On-grid and off-grid solar inverters are used in different types of solar power systems. Both convert DC electricity from solar panels into AC electricity for electrical loads, but they work in very different ways.
An on-grid inverter is designed to work with the utility grid, while an off-grid inverter is designed to work with batteries and provide power independently from the grid.
What Is an On-Grid Solar Inverter?
An on-grid solar inverter, also called a grid-tied inverter, converts DC power from solar panels into AC power and synchronizes it with the utility grid. This allows solar electricity to be used by local loads or exported to the grid when solar generation exceeds consumption.
On-grid inverters are commonly used in residential rooftop systems, commercial solar projects, and grid-connected PV power plants.
How Does an On-Grid Solar Inverter Work?
When solar panels generate DC electricity, the on-grid inverter converts it into AC electricity that matches the grid voltage, frequency, and phase. The system can supply power to household or commercial loads first, and any excess electricity can be fed back into the grid if local regulations and net metering policies allow.
Most standard on-grid inverters do not provide backup power during a grid outage unless they are paired with a compatible battery system and backup function. This is because grid-tied inverters must shut down during outages for safety reasons.
What Is an Off-Grid Solar Inverter?
An off-grid solar inverter is designed for solar systems that operate independently from the utility grid.
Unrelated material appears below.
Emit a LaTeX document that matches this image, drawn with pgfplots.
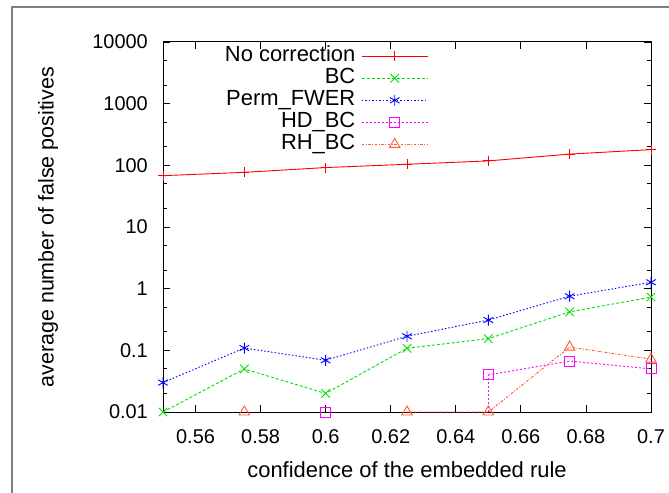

It converts DC power from batteries or solar panels into AC power for loads and is commonly used in remote areas, backup systems, cabins, farms, and locations with unstable grid supply.
Many off-grid inverters also work with solar charge controllers, batteries, utility input, or generators to manage energy supply more reliably.
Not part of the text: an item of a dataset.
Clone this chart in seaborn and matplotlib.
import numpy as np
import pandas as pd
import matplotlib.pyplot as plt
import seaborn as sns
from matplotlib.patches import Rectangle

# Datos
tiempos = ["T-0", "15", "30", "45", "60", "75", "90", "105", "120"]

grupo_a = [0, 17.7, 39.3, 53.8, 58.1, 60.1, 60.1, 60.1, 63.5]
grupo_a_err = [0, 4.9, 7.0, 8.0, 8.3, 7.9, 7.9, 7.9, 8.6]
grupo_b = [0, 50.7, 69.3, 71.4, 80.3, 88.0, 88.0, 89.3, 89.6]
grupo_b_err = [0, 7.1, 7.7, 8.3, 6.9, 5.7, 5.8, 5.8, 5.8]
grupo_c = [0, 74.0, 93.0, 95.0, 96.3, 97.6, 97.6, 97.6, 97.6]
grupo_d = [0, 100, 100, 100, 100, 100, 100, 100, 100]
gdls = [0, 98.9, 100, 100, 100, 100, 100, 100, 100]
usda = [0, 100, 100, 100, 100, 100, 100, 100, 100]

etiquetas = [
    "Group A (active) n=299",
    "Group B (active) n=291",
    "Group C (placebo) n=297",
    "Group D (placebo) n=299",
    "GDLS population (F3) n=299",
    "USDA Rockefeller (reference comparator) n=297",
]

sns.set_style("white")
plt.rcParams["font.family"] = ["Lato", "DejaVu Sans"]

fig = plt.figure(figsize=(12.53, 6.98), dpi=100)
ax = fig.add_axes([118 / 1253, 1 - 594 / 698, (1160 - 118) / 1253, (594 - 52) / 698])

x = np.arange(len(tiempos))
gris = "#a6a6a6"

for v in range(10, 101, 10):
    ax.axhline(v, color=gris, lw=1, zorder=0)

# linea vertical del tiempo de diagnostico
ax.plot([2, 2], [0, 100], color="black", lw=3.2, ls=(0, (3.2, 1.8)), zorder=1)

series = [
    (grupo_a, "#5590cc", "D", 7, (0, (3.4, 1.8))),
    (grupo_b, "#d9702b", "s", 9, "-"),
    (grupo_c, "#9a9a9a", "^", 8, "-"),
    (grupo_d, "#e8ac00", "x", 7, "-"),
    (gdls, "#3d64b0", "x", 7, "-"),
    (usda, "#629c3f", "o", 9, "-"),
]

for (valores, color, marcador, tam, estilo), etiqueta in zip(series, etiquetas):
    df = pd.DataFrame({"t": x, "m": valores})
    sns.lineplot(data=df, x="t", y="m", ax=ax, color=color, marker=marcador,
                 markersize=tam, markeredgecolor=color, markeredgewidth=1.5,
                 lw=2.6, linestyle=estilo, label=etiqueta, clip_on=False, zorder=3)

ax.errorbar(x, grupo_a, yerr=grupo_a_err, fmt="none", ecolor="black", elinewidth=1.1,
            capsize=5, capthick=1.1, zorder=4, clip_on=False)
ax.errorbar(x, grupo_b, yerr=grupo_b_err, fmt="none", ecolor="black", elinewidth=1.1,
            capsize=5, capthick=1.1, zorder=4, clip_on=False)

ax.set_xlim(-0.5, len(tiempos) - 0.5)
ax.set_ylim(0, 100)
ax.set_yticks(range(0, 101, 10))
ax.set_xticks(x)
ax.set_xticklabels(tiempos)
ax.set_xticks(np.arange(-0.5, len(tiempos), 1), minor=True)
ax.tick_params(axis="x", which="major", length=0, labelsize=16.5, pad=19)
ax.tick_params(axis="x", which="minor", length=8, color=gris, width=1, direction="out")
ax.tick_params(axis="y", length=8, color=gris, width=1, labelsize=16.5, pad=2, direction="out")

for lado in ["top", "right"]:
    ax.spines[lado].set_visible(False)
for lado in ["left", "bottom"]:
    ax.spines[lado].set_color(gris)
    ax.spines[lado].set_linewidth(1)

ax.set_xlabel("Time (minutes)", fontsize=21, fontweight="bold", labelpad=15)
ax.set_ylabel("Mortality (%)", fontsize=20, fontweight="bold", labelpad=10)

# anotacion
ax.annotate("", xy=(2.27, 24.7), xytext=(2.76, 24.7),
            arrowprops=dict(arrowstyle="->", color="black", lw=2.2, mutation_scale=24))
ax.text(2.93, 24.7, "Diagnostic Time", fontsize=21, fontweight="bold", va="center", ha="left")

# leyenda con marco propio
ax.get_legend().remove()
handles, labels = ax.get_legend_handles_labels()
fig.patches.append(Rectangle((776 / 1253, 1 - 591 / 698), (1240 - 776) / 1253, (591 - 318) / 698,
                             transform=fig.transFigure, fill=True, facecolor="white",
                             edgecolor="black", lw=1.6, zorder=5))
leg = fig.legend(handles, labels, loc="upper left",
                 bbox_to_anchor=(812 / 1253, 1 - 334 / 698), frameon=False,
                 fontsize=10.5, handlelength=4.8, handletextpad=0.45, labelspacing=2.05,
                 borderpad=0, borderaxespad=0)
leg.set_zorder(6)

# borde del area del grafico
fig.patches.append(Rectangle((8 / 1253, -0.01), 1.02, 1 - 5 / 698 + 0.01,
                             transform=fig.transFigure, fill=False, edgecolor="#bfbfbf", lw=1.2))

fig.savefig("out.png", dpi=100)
How Does an Off-Grid Solar Inverter Work?
In an off-grid system, solar panels charge the battery bank through an internal or external charge controller. The off-grid inverter then converts battery DC power into AC power for household or commercial loads.
During the day, solar power can supply loads and charge batteries. At night or during low sunlight, the inverter uses stored battery energy to continue powering the loads.
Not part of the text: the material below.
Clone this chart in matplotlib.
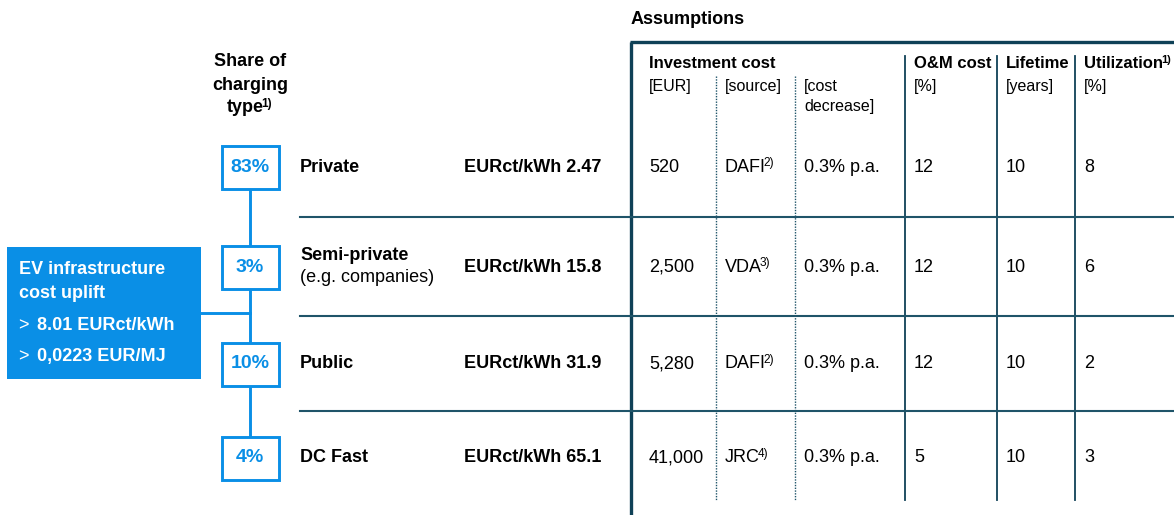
import matplotlib
matplotlib.use("Agg")
from matplotlib import pyplot as plt
from matplotlib.patches import Rectangle

# chart data
shares = [83, 3, 10, 4]
charging_types = ["Private", "Semi-private", "Public", "DC Fast"]
type_notes = ["", "(e.g. companies)", "", ""]
cost_per_kwh = ["2.47", "15.8", "31.9", "65.1"]
invest_eur = ["520", "2,500", "5,280", "41,000"]
invest_source = ["DAFI", "VDA", "DAFI", "JRC"]
source_notes = ["2)", "3)", "2)", "4)"]
cost_decrease = ["0.3% p.a.", "0.3% p.a.", "0.3% p.a.", "0.3% p.a."]
om_cost = [12, 12, 12, 5]
lifetime = [10, 10, 10, 10]
utilization = [8, 6, 2, 3]
uplift_ct = "8.01 EURct/kWh"
uplift_mj = "0,0223 EUR/MJ"

# layout (pixels)
W, H = 1174, 515
row_y = [167, 267, 364, 458]
BLUE = "#0a8fe6"
DARK = "#0f4157"
LINE = "#1f5469"
FONT = ["Liberation Sans Narrow", "Liberation Sans", "DejaVu Sans"]

plt.rcParams["font.family"] = FONT

fig = plt.figure(figsize=(W / 100, H / 100), dpi=100)
ax = fig.add_axes([0, 0, 1, 1])
ax.set_xlim(0, W)
ax.set_ylim(H, 0)
ax.axis("off")


def sup_text(x, y, main, sup, size, weight="normal", color="black", ha="left", va="center"):
    t = ax.text(x, y, main, fontsize=size, fontweight=weight, color=color, ha=ha, va=va)
    ax.annotate(sup, xy=(1, 1), xycoords=t, xytext=(-1.6, 1.2), textcoords="offset points",
                fontsize=size * 0.66, fontweight=weight, color=color, ha="left", va="top")
    return t


# title of the table
ax.text(631, 20, "Assumptions", fontsize=13, fontweight="bold", va="center")

# thick frame
ax.plot([631, 631], [42, H], color=DARK, lw=2.4, solid_capstyle="butt")
ax.plot([630, W], [42, 42], color=DARK, lw=2.4, solid_capstyle="butt")

# column headers
hy1, hy2 = 64, 86
ax.text(649, hy1, "Investment cost", fontsize=12, fontweight="bold", va="center")
ax.text(649, hy2, "[EUR]", fontsize=11.5, va="center")
ax.text(725, hy2, "[source]", fontsize=11.5, va="center")
ax.text(804, hy2, "[cost", fontsize=11.5, va="center")
ax.text(804, hy2 + 21, "decrease]", fontsize=11.5, va="center")
ax.text(914, hy1, "O&M cost", fontsize=12, fontweight="bold", va="center")
ax.text(914, hy2, "[%]", fontsize=11.5, va="center")
ax.text(1006, hy1, "Lifetime", fontsize=12, fontweight="bold", va="center")
ax.text(1006, hy2, "[years]", fontsize=11.5, va="center")
sup_text(1084, hy1, "Utilization", "1)", 12, weight="bold")
ax.text(1084, hy2, "[%]", fontsize=11.5, va="center")

# column dividers
for x in [716, 795]:
    ax.plot([x, x], [76, 500], color=LINE, lw=1, ls=(0, (1, 1)))
for x in [905, 997, 1075]:
    ax.plot([x, x], [56, 500], color=DARK, lw=1.3)

# row separators
for i in range(len(row_y) - 1):
    y = (row_y[i] + row_y[i + 1]) / 2
    ax.plot([300, W], [y, y], color=LINE, lw=1.5)

# share header
ax.text(250, 62, "Share of", fontsize=13, fontweight="bold", ha="center", va="center")
ax.text(250, 85, "charging", fontsize=13, fontweight="bold", ha="center", va="center")
sup_text(245, 108, "type", "1)", 13, weight="bold", ha="center")

# blue connector
ax.plot([250, 250], [row_y[0], row_y[-1]], color=BLUE, lw=2.1, zorder=1)
ax.plot([200, 250], [313, 313], color=BLUE, lw=2.1, zorder=1)

# uplift box
ax.add_patch(Rectangle((7, 247), 194, 132, facecolor=BLUE, edgecolor="none", zorder=2))
ax.text(19, 270, "EV infrastructure", fontsize=13, fontweight="bold", color="white", va="center")
ax.text(19, 294, "cost uplift", fontsize=13, fontweight="bold", color="white", va="center")
ax.text(18, 326, ">", fontsize=13, color="white", va="center")
ax.text(37, 326, uplift_ct, fontsize=13, fontweight="bold", color="white", va="center")
ax.text(18, 357, ">", fontsize=13, color="white", va="center")
ax.text(37, 357, uplift_mj, fontsize=13, fontweight="bold", color="white", va="center")

for i, y in enumerate(row_y):
    # share box
    ax.add_patch(Rectangle((221.5, y - 21.5), 57, 43, facecolor="white", edgecolor=BLUE,
                           lw=2.1, zorder=3))
    ax.text(250, y, f"{shares[i]}%", fontsize=14, fontweight="bold", color=BLUE,
            ha="center", va="center", zorder=4)

    # type label
    if type_notes[i]:
        ax.text(300, y - 12, charging_types[i], fontsize=13, fontweight="bold", va="center")
        ax.text(300, y + 11, type_notes[i], fontsize=13, va="center")
    else:
        ax.text(300, y, charging_types[i], fontsize=13, fontweight="bold", va="center")

    ax.text(464, y, f"EURct/kWh {cost_per_kwh[i]}", fontsize=13, fontweight="bold", va="center")

    # assumptions
    ax.text(649, y, invest_eur[i], fontsize=13, va="center")
    sup_text(725, y, invest_source[i], source_notes[i], 13)
    ax.text(804, y, cost_decrease[i], fontsize=13, va="center")
    ax.text(914, y, str(om_cost[i]), fontsize=13, va="center")
    ax.text(1006, y, str(lifetime[i]), fontsize=13, va="center")
    ax.text(1084, y, str(utilization[i]), fontsize=13, va="center")

fig.savefig("out.png", dpi=100)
On-Grid vs Off-Grid Solar Inverter: Key Differences
| Feature | On-Grid Inverter | Off-Grid Inverter |
|---|---|---|
| Grid Connection | Requires utility grid | Can work without grid |
| Battery Support | Usually no battery in standard systems | Usually works with batteries |
| Backup Power | No backup during outage in standard systems | Can provide backup power |
| Best For | Stable-grid areas and bill reduction | Remote areas, backup, unstable-grid areas |
| System Cost | Usually lower | Usually higher due to batteries |
| Energy Independence | Lower | Higher |
Advantages of On-Grid Solar Inverters
- Lower system cost because batteries are not usually required
- High conversion efficiency
- Suitable for reducing electricity bills
- Can export excess solar power to the grid, where allowed
- Good choice for areas with stable utility power
Limitations of On-Grid Solar Inverters
- Cannot operate without the grid in standard systems
- No backup power during outages unless paired with storage
- Depends on local grid policies and net metering rules
Advantages of Off-Grid Solar Inverters
- Works independently from the utility grid
- Provides backup power when paired with batteries
- Suitable for remote areas and unstable-grid regions
- Can be integrated with solar panels, batteries, utility input, or generators
- Supports greater energy independence
Limitations of Off-Grid Solar Inverters
- Higher system cost due to battery requirements
- System sizing must be carefully calculated
- Battery maintenance or replacement may be needed over time
- Less suitable for exporting power to the grid
Which Solar Inverter Should You Choose?
Choose an on-grid solar inverter if your area has a stable utility grid and your main goal is to reduce electricity bills through solar generation.
Choose an off-grid solar inverter if you need backup power, live in a remote area, or operate in a location with frequent power outages.
If you need both grid interaction and battery backup, a hybrid inverter may be a better solution, as it can combine solar, battery, and grid functions into a single system.
Conclusion
On-grid and off-grid solar inverters serve different purposes. On-grid inverters are cost-effective and ideal for grid-connected solar systems, while off-grid inverters are designed for independent power supply and battery-based energy storage.
The right choice depends on your grid reliability, budget, battery needs, and energy independence goals.